Archaeologists in Rijnsburg in the western Netherlands region of South Holland have discovered a unique eagle-headed basin from the Roman era. The site was being excavated in 2016 in advance of development of a new park when the team discovered a cremation grave from the late Roman period. Inside the grave were dozens of bronze fragments mixed in with cinerary remains of three individuals.
For more than a year restorers worked to puzzle the fragments back together revealing a bronze washing basin of exceptional quality. The bowl is shell-shaped, 16.5 inches in diameter with a rim four inches high. There are 33 ridges undulating across the bottom and wall.
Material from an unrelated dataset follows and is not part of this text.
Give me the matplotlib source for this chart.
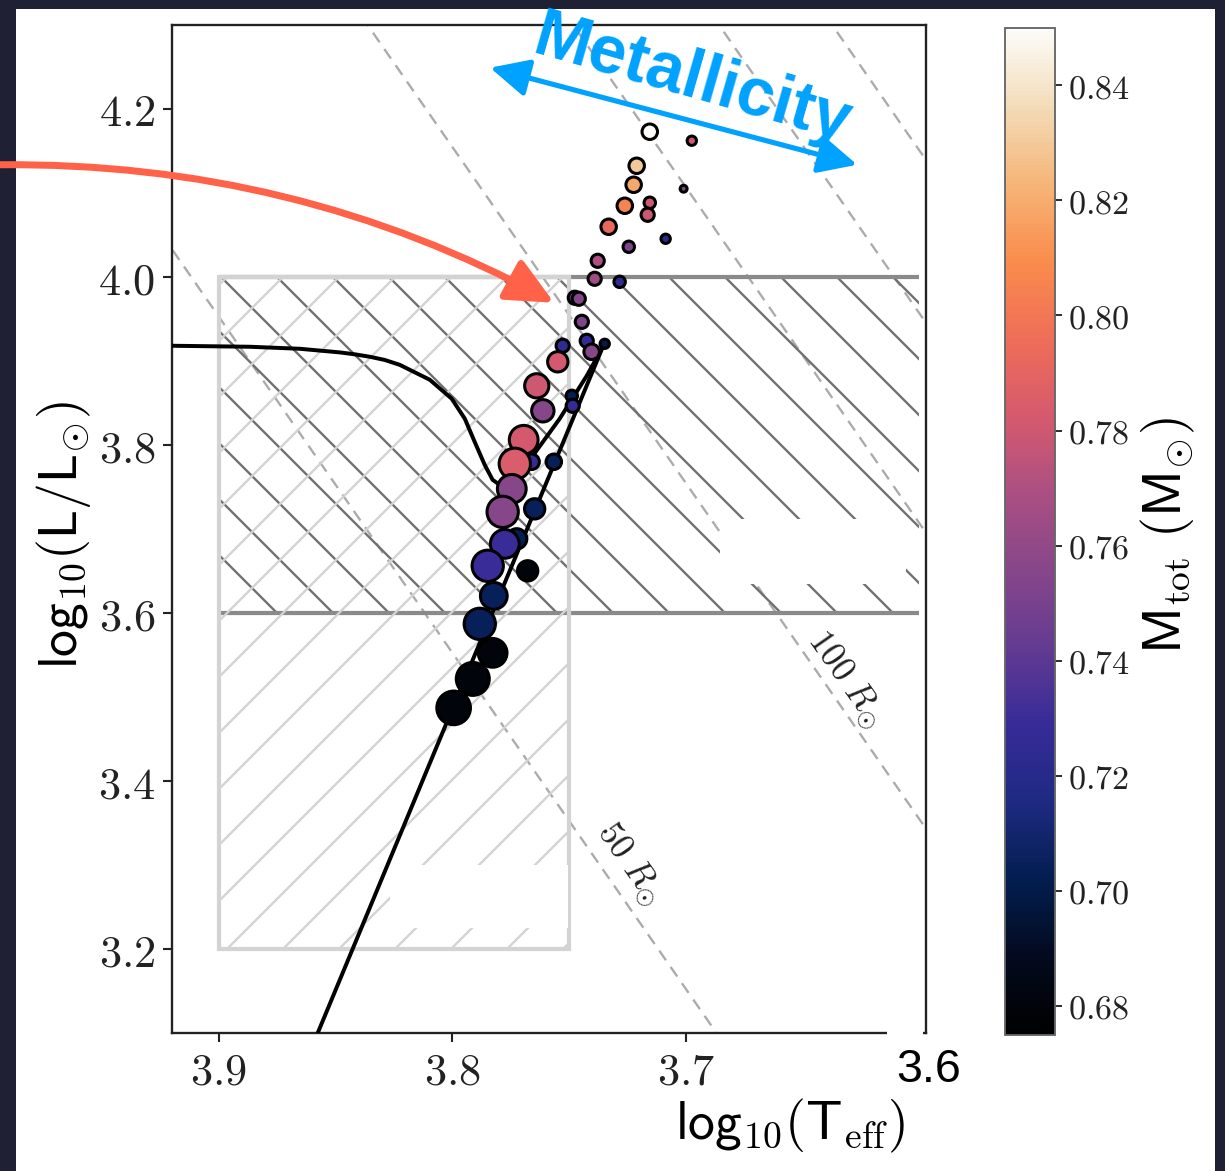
import numpy as np
import matplotlib
matplotlib.use('Agg')
import matplotlib.pyplot as plt
from matplotlib.colors import LinearSegmentedColormap, Normalize
from matplotlib.patches import Rectangle, FancyArrowPatch
from matplotlib.ticker import FormatStrFormatter

# stars: log Teff, log L, total mass (Msun), marker area (pt^2)
log_teff = [3.7154, 3.6974, 3.7210, 3.7223, 3.7009, 3.7261, 3.7154, 3.7163,
            3.7330, 3.7086, 3.7244, 3.7377, 3.7390, 3.7283, 3.7475, 3.7458,
            3.7445, 3.7527, 3.7424, 3.7403, 3.7347, 3.7548, 3.7638, 3.7488,
            3.7484, 3.7612, 3.7694, 3.7660, 3.7565, 3.7732, 3.7745, 3.7784,
            3.7647, 3.7724, 3.7775, 3.7677, 3.7848, 3.7822, 3.7882, 3.7827,
            3.7912, 3.7994]
log_lum = [4.1726, 4.1619, 4.1321, 4.1095, 4.1048, 4.0845, 4.0881, 4.0738,
           4.0595, 4.0452, 4.0357, 4.0190, 3.9976, 3.9940, 3.9750, 3.9738,
           3.9464, 3.9179, 3.9238, 3.9107, 3.9202, 3.8988, 3.8702, 3.8583,
           3.8464, 3.8405, 3.8060, 3.7798, 3.7798, 3.7774, 3.7476, 3.7202,
           3.7238, 3.6881, 3.6821, 3.6500, 3.6560, 3.6202, 3.5869, 3.5524,
           3.5214, 3.4869]
m_tot = [0.850, 0.780, 0.830, 0.818, 0.755, 0.805, 0.780, 0.780,
         0.792, 0.722, 0.752, 0.770, 0.765, 0.725, 0.742, 0.755,
         0.752, 0.725, 0.728, 0.755, 0.700, 0.782, 0.780, 0.703,
         0.727, 0.755, 0.782, 0.727, 0.705, 0.785, 0.755, 0.756,
         0.705, 0.703, 0.730, 0.680, 0.730, 0.705, 0.705, 0.680,
         0.680, 0.680]
marker_size = [11, 4, 11, 11, 2.2, 11, 6, 8,
               11, 4, 6, 8, 8, 6, 8, 8,
               8, 8, 8, 11, 4, 19, 27, 6,
               8, 23, 38, 11, 11, 45, 38, 45,
               19, 19, 38, 19, 45, 33, 45, 38,
               50, 52]

# evolutionary track and RGB line
track_teff = [3.9201, 3.8867, 3.8653, 3.8482, 3.8417, 3.8353, 3.8289, 3.8225,
              3.8096, 3.8002, 3.7946, 3.7904, 3.7861, 3.7827, 3.7797, 3.7754,
              3.7655, 3.7540, 3.7424, 3.7355]
track_lum = [3.9179, 3.9167, 3.9143, 3.9100, 3.9077, 3.9048, 3.9010, 3.8952,
             3.8774, 3.8548, 3.8310, 3.8036, 3.7762, 3.7583, 3.7524, 3.7595,
             3.7869, 3.8310, 3.8821, 3.9167]
rgb_teff = [3.8576, 3.7355]
rgb_lum = [3.10, 3.9167]

# iso-radius lines (Rsun)
radii = [50, 100, 150, 200, 250]
log_tsun = np.log10(5772.0)

plt.rcParams['mathtext.fontset'] = 'cm'
plt.rcParams['font.family'] = ['DejaVu Serif']
plt.rcParams['hatch.linewidth'] = 0.5

W, H = 1225, 1171
DPI = 336
fig = plt.figure(figsize=((W + 0.3) / DPI, (H + 0.3) / DPI), dpi=DPI)
fig.patch.set_facecolor('#1f2034')


def fx(px):
    return px / W


def fy(py):
    return 1 - py / H


# white slide panel
fig.add_artist(Rectangle((fx(16), 0), fx(1215) - fx(16), fy(9), transform=fig.transFigure,
                         facecolor='white', edgecolor='none', zorder=-5))

ax = fig.add_axes([fx(172), fy(1033), fx(926) - fx(172), fy(25) - fy(1033)])
ax.set_xlim(3.92, 3.597)
ax.set_ylim(3.1, 4.3)

# constant radius lines
tgrid = np.array([3.55, 3.95])
for r in radii:
    ax.plot(tgrid, 2 * np.log10(r) + 4 * (tgrid - log_tsun), color='#ababab', lw=0.5,
            ls=(0, (5, 3.5)), zorder=1)
ax.text(3.6319, 3.5214, r'$100\ R_{\odot}$', rotation=-55, ha='center', va='center',
        rotation_mode='anchor', fontsize=7.5, color='#222222')
ax.text(3.724, 3.3012, r'$50\ R_{\odot}$', rotation=-55, ha='center', va='center',
        rotation_mode='anchor', fontsize=7.5, color='#222222')

# selection boxes
ax.add_patch(Rectangle((3.6, 3.6), 0.3, 0.4, fill=False, hatch='\\\\', edgecolor='#707070',
                       lw=0, zorder=1.5))
ax.hlines([3.6, 4.0], 3.9, 3.6, colors='#8a8a8a', lw=0.9, zorder=2)
ax.add_patch(Rectangle((3.75, 3.2), 0.15, 0.8, fill=False, hatch='//', edgecolor='#d3d3d3',
                       lw=0.9, zorder=2.1))

ax.plot(track_teff, track_lum, color='black', lw=0.85, zorder=3)
ax.plot(rgb_teff, rgb_lum, color='black', lw=0.85, zorder=3)

cmap = LinearSegmentedColormap.from_list('mass', [
    '#000000', '#030a1e', '#021e50', '#1e2a82', '#372b98', '#633b92', '#87468a',
    '#ab4f83', '#d65a6e', '#ef6e58', '#fa8c4c', '#f6b578', '#f3dcb8', '#fdfcfa'])
norm = Normalize(vmin=0.675, vmax=0.85)
sc = ax.scatter(log_teff, log_lum, c=m_tot, s=marker_size, cmap=cmap, norm=norm,
                edgecolors='black', linewidths=0.65, zorder=4)

for sp in ax.spines.values():
    sp.set_linewidth(0.5)
    sp.set_color('#222222')
ax.set_xticks([3.9, 3.8, 3.7])
ax.set_yticks([3.2, 3.4, 3.6, 3.8, 4.0, 4.2])
ax.xaxis.set_major_formatter(FormatStrFormatter(r'$%.1f$'))
ax.yaxis.set_major_formatter(FormatStrFormatter(r'$%.1f$'))
ax.tick_params(direction='out', length=1.9, width=0.45, pad=1.7, labelsize=9.5,
               colors='#222222')

cax = fig.add_axes([fx(1005), fy(1035), fx(1055) - fx(1005), fy(28) - fy(1035)])
cb = fig.colorbar(sc, cax=cax, ticks=[0.68, 0.70, 0.72, 0.74, 0.76, 0.78, 0.80, 0.82, 0.84])
cb.outline.set_linewidth(0.4)
cb.outline.set_edgecolor('#666666')
cax.yaxis.set_major_formatter(FormatStrFormatter(r'$%.2f$'))
cax.tick_params(direction='out', length=1.4, width=0.4, pad=1.4, labelsize=7.3,
                colors='#222222')

# axis labels
fig.text(fx(63), fy(535), r'$\mathsf{log}_{10}\mathsf{(L/L}_{\odot}\mathsf{)}$', rotation=90,
         ha='center', va='center', fontsize=11.5)
fig.text(fx(790), fy(1126), r'$\mathsf{log}_{10}\mathsf{(T}_{\rm eff}\mathsf{)}$',
         ha='center', va='center', fontsize=11.5)
fig.text(fx(1168), fy(535), r'$\mathsf{M}_{\rm tot}\ \mathsf{(M}_{\odot}\mathsf{)}$',
         rotation=90, ha='center', va='center', fontsize=11.5)

# blanked-out areas
for x0, y0, x1, y1 in [(720, 519, 906, 584), (390, 865, 568, 928), (887, 1026, 923, 1045)]:
    fig.add_artist(Rectangle((fx(x0), fy(y1)), fx(x1) - fx(x0), fy(y0) - fy(y1),
                             transform=fig.transFigure, facecolor='white',
                             edgecolor='none', zorder=5))
fig.text(fx(928), fy(1070), '3.6', ha='center', va='center', fontsize=10,
         family='Liberation Sans', color='black', zorder=6)

# annotations
fig.add_artist(FancyArrowPatch((fx(0), fy(165)), (fx(554), fy(303)), transform=fig.transFigure,
                               connectionstyle='arc3,rad=-0.13',
                               arrowstyle='-|>,head_length=8.5,head_width=4',
                               color='#ff6248', lw=1.5, shrinkA=0, shrinkB=0, zorder=10))
fig.add_artist(FancyArrowPatch((fx(490), fy(68)), (fx(857), fy(165)), transform=fig.transFigure,
                               arrowstyle='<|-|>,head_length=7,head_width=3.4',
                               color='#00a2ff', lw=1.1, shrinkA=0, shrinkB=0, zorder=10))
fig.text(fx(692), fy(80), 'Metallicity', rotation=-16, ha='center', va='center',
         fontsize=14.5, fontweight='bold', family='Liberation Sans', color='#00a2ff',
         rotation_mode='anchor', zorder=10)

fig.savefig('out.png', dpi=DPI, facecolor=fig.get_facecolor())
Those ridges become stylized wings where the wall transitions into the shoulders and neck of the bird of prey. The eagle’s head, its beak and eyes, are engraved in exquisite detail down to the tiny feathers on its cheeks. There are floral designs engraved on the bottom of the bowl and in a band marking the border between the wall and the wings of the eagle.
This was not locally produced. Objects of this quality and craftsmanship were not locally produced. It was probably crafted in a specialized workshop in Italy and made its way up north with a Roman officer stationed at the nearby limes, the northern boundary of empire. Only ten such vessels have been found in Europe. This is the first one from the Netherlands, and is entirely unique in its eagle decoration.
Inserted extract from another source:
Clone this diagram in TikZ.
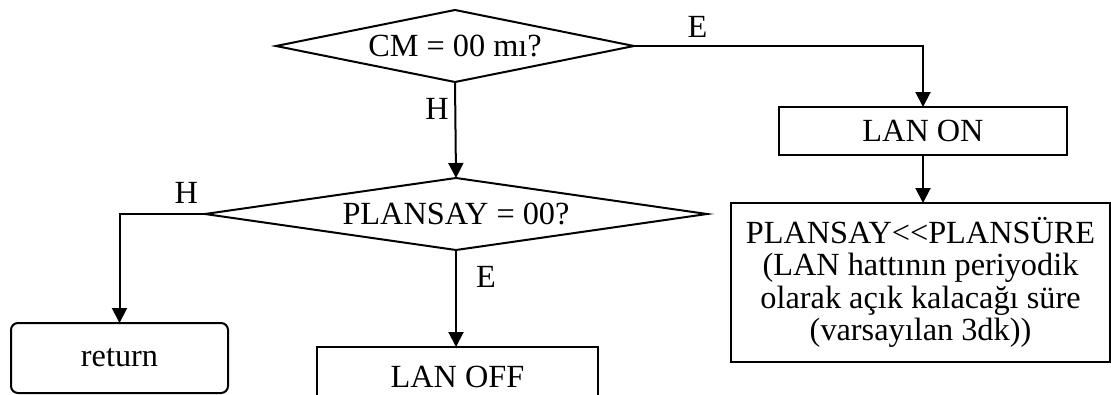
\documentclass[tikz,border=0pt]{standalone}
\usepackage{fontspec}
\setmainfont{Liberation Serif}
\usepackage{tikz}
\usetikzlibrary{arrows.meta,positioning,shapes.geometric}

\begin{document}
\begin{tikzpicture}[x=1pt,y=-1pt,font=\fontsize{32.3}{32.5}\selectfont,
  dec/.style={draw,diamond,line width=2pt,inner sep=0pt,outer sep=0pt},
  box/.style={draw,line width=2pt,inner sep=0pt,outer sep=0pt,align=center},
  lbl/.style={inner sep=3pt},
  arr/.style={-{Triangle[length=15pt,width=15pt]},line width=2pt}]
\clip (0,0) rectangle (1111,394);
\node[dec,minimum width=358pt,minimum height=72pt,aspect=5] (q1) at (455,46) {CM = 00 mı?};
\node[dec,minimum width=502pt,minimum height=72pt,aspect=7] (q2) at (456,214) {PLANSAY = 00?};
\node[box,minimum width=288pt,minimum height=48pt] (lanon) at (923,131) {LAN ON};
\node[box,minimum width=379pt,minimum height=159pt] (plan) at (920.5,282.5)
  {PLANSAY<\kern0pt<\kern0pt PLANSÜRE\\(LAN hattının periyodik\\olarak açık kalacağı süre\\(varsayılan 3dk))};
\node[box,rounded corners=7pt,minimum width=217pt,minimum height=70pt] (ret) at (119.5,358) {return};
\node[box,minimum width=281pt,minimum height=60pt] (lanoff) at (457.5,377) {LAN OFF};
\draw[arr] (q1.south) -- node[lbl,pos=0.28,left=2.5pt] (h1) {H} (q2.north);
\draw[arr] (q1.east) -| node[lbl,pos=0.11,above=5pt] (e1) {E} (lanon.north);
\draw[arr] (lanon.south) -- (lanon.south |- plan.north);
\draw[arr] (q2.west) -| node[lbl,pos=0.11,above=7pt] (h2) {H} (ret.north);
\draw[arr] (q2.south) -- node[lbl,pos=0.28,right=16pt] (e2) {E} (q2.south |- lanoff.north);
\end{tikzpicture}
\end{document}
Archaeologists believe it predates the burial. Other artifacts found in the grave, like combs made in northern Germany, indicate the deceased were likely Germanic. Their remains were buried around 330 A.D., but the basin is at least 50 years older than the other grave goods and could have been made as early as 250 A.D. It was later reused as a cinerary urn because of its great value and beauty.
[Provincial archaeologist René] Proos said the find could have been used to bribe a Germanic tribal chief: Roman generals and diplomats tried to buy the loyalty of local chiefs with gold, jewellery and bronze and silver objects.
Historians assumed the Romans left the Netherlands in the 3rd century. However, says Proos, this find, along with others from the last ten years, could mean the Roman army settled in the area again at the end of third or the beginning of the fourth century, perhaps by bribing the local chiefs.
The basin is now on display indefinitely in the Netherlands in Roman times exhibit at the Rijksmuseum van Oudheden in Leiden. It has been 3D scanned and a model created so its remarkable features can be explored in detail.